First, the obligatory declaration: both my parents left school before their 14th birthdays, one grandfather drove trucks and the other was a shot-firer on the South Yorkshire coal field. Actually, that makes one of them a member of the labour aristocracy, or in the eyes of hardline members of the National Union of Mineworkers a class traitor. And indeed, the windows of his house were smashed during the First World War when the miners were on strike and the deputies and shot-firers kept the pits open so that the miners would have somewhere to work when the strike was over.
There is a decent working-class tradition behind the behaviour of those semi-striking academics who last year were willing to withhold examination results from their employers but not willing simply to abandon the marking process entirely.
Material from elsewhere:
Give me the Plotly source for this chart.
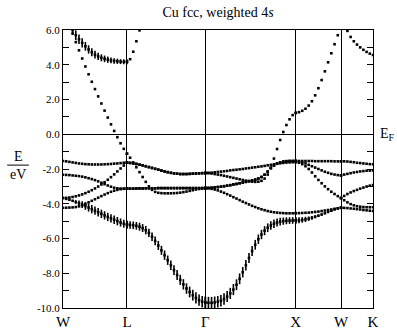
import numpy as np
import plotly.graph_objects as go

# high-symmetry points along the fcc path and their cumulative k-distance (2pi/a)
kpoint_labels = ["W", "L", "Γ", "X", "W", "K"]
kpoint_pos = [0.0, 0.70711, 1.57314, 2.57314, 3.07314, 3.42669]
seg_npts = [21, 26, 30, 15, 11]   # k-points per segment (W-L, L-G, G-X, X-W, W-K)

N = None
# band energies (eV, relative to E_F), one list per path segment
band1 = [  # s-like band (fat)
    [-3.67,-3.72,-3.77,-3.83,-3.90,-3.97,-4.05,-4.13,-4.22,-4.31,-4.40,-4.49,-4.58,-4.67,-4.76,-4.84,-4.92,-5.00,-5.08,-5.15,-5.20],
    [-5.20,-5.22,-5.24,-5.27,-5.32,-5.40,-5.52,-5.68,-5.90,-6.14,-6.40,-6.68,-6.96,-7.25,-7.54,-7.82,-8.10,-8.38,-8.64,-8.88,-9.08,-9.26,-9.42,-9.55,-9.64,-9.68],
    [-9.68,-9.70,-9.70,-9.68,-9.64,-9.58,-9.48,-9.34,-9.16,-8.94,-8.66,-8.32,-7.94,-7.54,-7.12,-6.72,-6.36,-6.04,-5.77,-5.55,-5.38,-5.25,-5.15,-5.08,-5.03,-5.00,-4.98,-4.97,-4.96,-4.96],
    [-4.96,-4.95,-4.93,-4.90,-4.86,-4.81,-4.75,-4.69,-4.62,-4.55,-4.47,-4.40,-4.33,-4.27,-4.23],
    [-4.23,-4.24,-4.25,-4.27,-4.29,-4.31,-4.33,-4.36,-4.38,-4.40,-4.42],
]
band2 = [
    [-4.23,-4.23,-4.22,-4.21,-4.19,-4.15,-4.09,-4.01,-3.92,-3.83,-3.74,-3.65,-3.56,-3.47,-3.39,-3.31,-3.25,-3.20,-3.16,-3.14,-3.13],
    [-3.13,-3.13,-3.13,-3.12,-3.12,-3.12,-3.11,-3.11,-3.11,-3.11,-3.10,-3.10,-3.10,-3.10,-3.10,-3.10,-3.10,-3.10,-3.10,-3.10,-3.10,-3.10,-3.10,-3.10,-3.10,-3.10],
    [-3.10,-3.11,-3.14,-3.18,-3.23,-3.30,-3.37,-3.45,-3.53,-3.62,-3.70,-3.79,-3.88,-3.96,-4.04,-4.12,-4.19,-4.26,-4.32,-4.37,-4.42,-4.46,-4.49,-4.51,-4.53,-4.54,-4.55,-4.55,-4.55,-4.54],
    [-4.54,-4.54,-4.53,-4.52,-4.51,-4.49,-4.47,-4.45,-4.42,-4.39,-4.36,-4.33,-4.29,-4.26,-4.23],
    [-3.67,-3.55,-3.44,-3.35,-3.27,-3.20,-3.13,-3.07,-3.01,-2.96,-2.92],
]
band3 = [
    [-3.67,-3.66,-3.64,-3.61,-3.57,-3.52,-3.46,-3.39,-3.31,-3.22,-3.12,-3.01,-2.89,-2.76,-2.62,-2.47,-2.31,-2.14,-1.97,-1.80,-1.63],
    [-1.63,-1.65,-1.68,-1.71,-1.75,-1.79,-1.84,-1.89,-1.94,-1.99,-2.04,-2.09,-2.14,-2.18,-2.22,-2.25,-2.27,-2.29,-2.29,-2.29,-2.28,-2.27,-2.26,-2.25,-2.24,-2.23],
    [-2.23,-2.24,-2.26,-2.29,-2.32,-2.35,-2.39,-2.43,-2.47,-2.51,-2.55,-2.59,-2.63,-2.67,-2.70,-2.73,-2.74,-2.73,-2.68,-2.55,-2.32,-1.92,-1.40,-0.85,-0.33,0.13,0.53,0.86,1.10,1.23],
    [1.23,1.27,1.35,1.47,1.65,1.90,2.24,2.65,3.12,3.62,4.14,4.66,5.18,5.70,6.20],
    [N,N,N,N,N,N,N,N,N,N,N],
]
band4 = [
    [-2.33,-2.34,-2.35,-2.37,-2.39,-2.41,-2.44,-2.48,-2.53,-2.58,-2.64,-2.71,-2.79,-2.87,-2.95,-3.02,-3.08,-3.11,-3.13,-3.13,-3.13],
    [-3.13,-3.13,-3.13,-3.12,-3.12,-3.12,-3.11,-3.11,-3.11,-3.11,-3.10,-3.10,-3.10,-3.10,-3.10,-3.10,-3.10,-3.10,-3.10,-3.10,-3.10,-3.10,-3.10,-3.10,-3.10,-3.10],
    [-3.10,-3.09,-3.08,-3.06,-3.04,-3.02,-2.99,-2.96,-2.93,-2.89,-2.86,-2.82,-2.78,-2.74,-2.70,-2.66,-2.61,-2.55,-2.46,-2.33,-2.15,-1.95,-1.80,-1.69,-1.62,-1.57,-1.55,-1.54,-1.54,-1.54],
    [-1.54,-1.54,-1.54,-1.54,-1.54,-1.54,-1.55,-1.55,-1.55,-1.55,-1.55,-1.55,-1.56,-1.56,-1.56],
    [-1.56,-1.56,-1.57,-1.59,-1.61,-1.64,-1.66,-1.68,-1.70,-1.72,-1.73],
]
band5 = [
    [-1.54,-1.56,-1.59,-1.62,-1.65,-1.68,-1.70,-1.72,-1.73,-1.74,-1.74,-1.74,-1.74,-1.73,-1.72,-1.71,-1.69,-1.68,-1.66,-1.64,-1.63],
    [-1.63,-1.65,-1.68,-1.71,-1.75,-1.79,-1.84,-1.89,-1.94,-1.99,-2.04,-2.09,-2.14,-2.18,-2.22,-2.25,-2.27,-2.29,-2.29,-2.29,-2.28,-2.27,-2.26,-2.25,-2.24,-2.23],
    [-2.23,-2.22,-2.21,-2.19,-2.17,-2.15,-2.13,-2.11,-2.08,-2.06,-2.04,-2.02,-2.00,-1.97,-1.95,-1.92,-1.90,-1.87,-1.85,-1.82,-1.79,-1.76,-1.73,-1.70,-1.67,-1.65,-1.63,-1.62,-1.61,-1.60],
    [-1.60,-1.64,-1.72,-1.84,-2.00,-2.20,-2.42,-2.63,-2.82,-3.00,-3.16,-3.31,-3.44,-3.56,-3.67],
    [-3.67,-3.80,-3.92,-4.02,-4.09,-4.14,-4.17,-4.19,-4.20,-4.20,-4.20],
]
band6 = [
    [7.30,6.80,6.30,5.80,5.30,4.83,4.36,3.90,3.45,3.02,2.60,2.18,1.77,1.36,0.96,0.57,0.19,-0.17,-0.52,-0.84,-1.12],
    [-1.12,-1.35,-1.62,-1.90,-2.18,-2.46,-2.74,-3.00,-3.20,-3.32,-3.37,-3.39,-3.40,-3.40,-3.40,-3.39,-3.38,-3.36,-3.33,-3.30,-3.26,-3.22,-3.18,-3.15,-3.12,-3.10],
    [-3.10,-3.09,-3.08,-3.06,-3.04,-3.02,-2.99,-2.96,-2.93,-2.89,-2.86,-2.82,-2.78,-2.74,-2.70,-2.66,-2.61,-2.55,-2.46,-2.33,-2.15,-1.95,-1.80,-1.69,-1.62,-1.57,-1.55,-1.54,-1.54,-1.54],
    [-1.54,-1.57,-1.62,-1.68,-1.76,-1.84,-1.92,-2.00,-2.08,-2.16,-2.22,-2.28,-2.32,-2.35,-2.37],
    [-2.37,-2.32,-2.28,-2.24,-2.20,-2.17,-2.14,-2.12,-2.10,-2.09,-2.08],
]
band7 = [  # upper band (fat near L)
    [7.40,6.90,6.40,6.00,5.70,5.47,5.26,5.06,4.88,4.72,4.58,4.48,4.40,4.34,4.29,4.25,4.22,4.20,4.18,4.17,4.17],
    [4.17,4.32,4.75,5.35,5.98,6.60,7.20,N,N,N,N,N,N,N,N,N,N,N,N,N,N,N,N,N,N,N],
    [N]*30,
    [N]*15,
    [6.90,6.40,5.95,5.60,5.35,5.16,5.00,4.86,4.74,4.64,4.56],
]
# 4s weight (half-length of the fat-band bar, eV)
s_weight1 = [
    [0,0,0.02,0.05,0.10,0.15,0.19,0.22,0.23,0.24,0.24,0.24,0.24,0.24,0.24,0.24,0.24,0.24,0.23,0.23,0.22],
    [0.22,0.22,0.22,0.22,0.23,0.23,0.24,0.24,0.25,0.25,0.26,0.26,0.27,0.27,0.28,0.28,0.29,0.29,0.30,0.30,0.31,0.31,0.32,0.32,0.33,0.33],
    [0.34,0.34,0.34,0.34,0.33,0.33,0.33,0.32,0.32,0.32,0.31,0.31,0.30,0.30,0.29,0.29,0.28,0.27,0.27,0.26,0.25,0.25,0.24,0.23,0.22,0.21,0.20,0.19,0.19,0.18],
    [0.18,0.17,0.16,0.15,0.13,0.11,0.09,0.07,0.05,0.03,0.01,0,0,0,0],
    [0,0,0,0,0,0,0,0,0,0,0],
]
s_weight7 = [
    [0.28,0.28,0.28,0.28,0.28,0.27,0.26,0.25,0.24,0.23,0.22,0.21,0.20,0.19,0.18,0.17,0.16,0.15,0.14,0.14,0.14],
    [0]*26, [0]*30, [0]*15, [0]*11,
]

energy_ticks = list(range(-10, 7))
energy_ticktext = [f"{v:.1f}" if v % 2 == 0 else " " for v in energy_ticks]

FONT = "Liberation Serif, DejaVu Serif, serif"

# k coordinates of each sampled point
kseg = [np.linspace(kpoint_pos[i], kpoint_pos[i + 1], seg_npts[i]) for i in range(5)]


def flat(segs):
    out = []
    for s in segs:
        out.extend(s)
    return out


kx = flat([list(k) for k in kseg])

fig = go.Figure()
bands = [band1, band2, band3, band4, band5, band6, band7]
weights = {0: s_weight1, 6: s_weight7}
for i, b in enumerate(bands):
    y = flat(b)
    tr = dict(x=kx, y=y, mode="markers",
              marker=dict(symbol="square", size=2.6, color="black", line=dict(width=0)),
              hoverinfo="skip", showlegend=False, cliponaxis=True)
    if i in weights:
        tr["error_y"] = dict(type="data", array=flat(weights[i]), symmetric=True,
                             thickness=1.6, width=0, color="black", visible=True)
    fig.add_trace(go.Scatter(**tr))

fig.update_layout(
    width=397, height=331,
    margin=dict(l=63, r=24, t=30, b=23, autoexpand=False),
    paper_bgcolor="white", plot_bgcolor="white",
    showlegend=False,
    title=dict(text="Cu fcc, weighted 4<i>s</i>", x=0.5, xref="paper", xanchor="center",
               y=1 - 12 / 331, yref="container", yanchor="middle",
               font=dict(family=FONT, size=14, color="black")),
    xaxis=dict(range=[kpoint_pos[0], kpoint_pos[-1]], tickvals=kpoint_pos, ticktext=kpoint_labels,
               showgrid=True, gridcolor="black", gridwidth=1, zeroline=False,
               showline=True, mirror=True, linecolor="black", linewidth=1, automargin=False,
               ticks="", tickfont=dict(family=FONT, size=15, color="black")),
    yaxis=dict(range=[-10, 6], tickvals=energy_ticks, ticktext=energy_ticktext,
               ticks="inside", ticklen=6, tickwidth=1, tickcolor="black", automargin=False,
               showline=True, mirror="ticks", linecolor="black", linewidth=1,
               showgrid=False, zeroline=True, zerolinecolor="black", zerolinewidth=1,
               tickfont=dict(family=FONT, size=11, color="black")),
    annotations=[
        dict(text="E", xref="paper", yref="paper", x=-0.145, y=0.545, showarrow=False,
             font=dict(family=FONT, size=14, color="black"), xanchor="center", yanchor="middle"),
        dict(text="eV", xref="paper", yref="paper", x=-0.145, y=0.48, showarrow=False,
             font=dict(family=FONT, size=14, color="black"), xanchor="center", yanchor="middle"),
        dict(text="E<sub>F</sub>", xref="paper", yref="y", x=1.015, y=0, showarrow=False,
             font=dict(family=FONT, size=14, color="black"), xanchor="left", yanchor="middle"),
    ],
    shapes=[dict(type="line", xref="paper", yref="paper", x0=-0.18, x1=-0.11, y0=0.514, y1=0.514,
                 line=dict(color="black", width=1))],
)

fig.write_html("out.html")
Back to the children of the uncertificated. It has been interesting to watch the argument between those who really, even if secretly and in the privacy of their own hearts, want the playing field not so much levelled as tilted against the fortunate and those who rally to the cry of "no social engineering here".
Start at the beginning. It is certainly true that young people whose parents attended university are themselves much more likely to apply to university than those whose parents did not. Even when you strip out the double-whammy that those whose parents attended university come from - generally - better-off homes than those whose parents did not, there's still a marked effect.
Part of the reason for this emerged during a survey conducted a decade ago by the National Foundation for Educational Research on behalf of the ever-anxious Oxford University admissions office. Asked where they got their advice about higher education, pupils listed friends, parents, teachers and prospectuses - in that order. This was not uniform, but it did make those of us who spend hours constructing prospectuses wince a bit. If it is still true that friends and parents are the first source of advice, it is highly likely that friends whose parents went to university will give more informed advice and will be more encouraging about the process than those whose parents did not, and certainly true that university-educated parents will give more informed advice and will have more ideas about what sort of information they don't have but might get.
But that interesting phenomenon is irrelevant to the Universities and Colleges Admissions Service's bright idea that admissions tutors should know whether applicants' parents went to university. For the people Ucas knows about are precisely those for whom the lack of a university-educated parent has clearly not been inhibiting - they have applied. The hurdle has been cleared. So, why would it benefit an admissions tutor to know whether an applicant has university-educated parents? Presumably, there is some empirical evidence that a first-generation student outperforms a second-generation student who arrives with the same A levels and GCSEs. I say "presumably" because I've not seen it.
It is widely believed that a state-school student will outperform a private-school pupil who arrives with the same A levels and GCSEs; and it seems to be thought that the same phenomenon applies with first-generation students. But we may be relying on antiquated evidence. In the good old days, state-school boys beat private-school boys, who beat private-school girls, who beat state-school girls - even when you cleaned up the data to allow for the fact that different disciplines produced very different results and had very different sex and class ratios. That no longer seems to be true, although current data is hard to gather except at inordinate cost in time and money. And the higher education system has become so non-uniform that generalisations across the entire sector are extremely hazardous.
In fact, the point at which the information would be useful is not at admissions time, though it might be marginally helpful if one couldn't work out why an apparently intelligent and well-organised applicant seemed to be applying for unsuitable courses. Even then, one's first port of call would surely be the school - it signs off on the form, and ought to do so in not too perfunctory a fashion. No, the point at which one really wants to know everything about a student is when he or she arrives to start a course.
It's then that the question of how much they take for granted, how much is deeply mysterious to them, and how hard they will find it to cope is really raised. Being a first-generation student is even then only one small part of the several thousand-piece jigsaw puzzle that makes up each and every student.
Alan Ryan is warden of New College, Oxford University.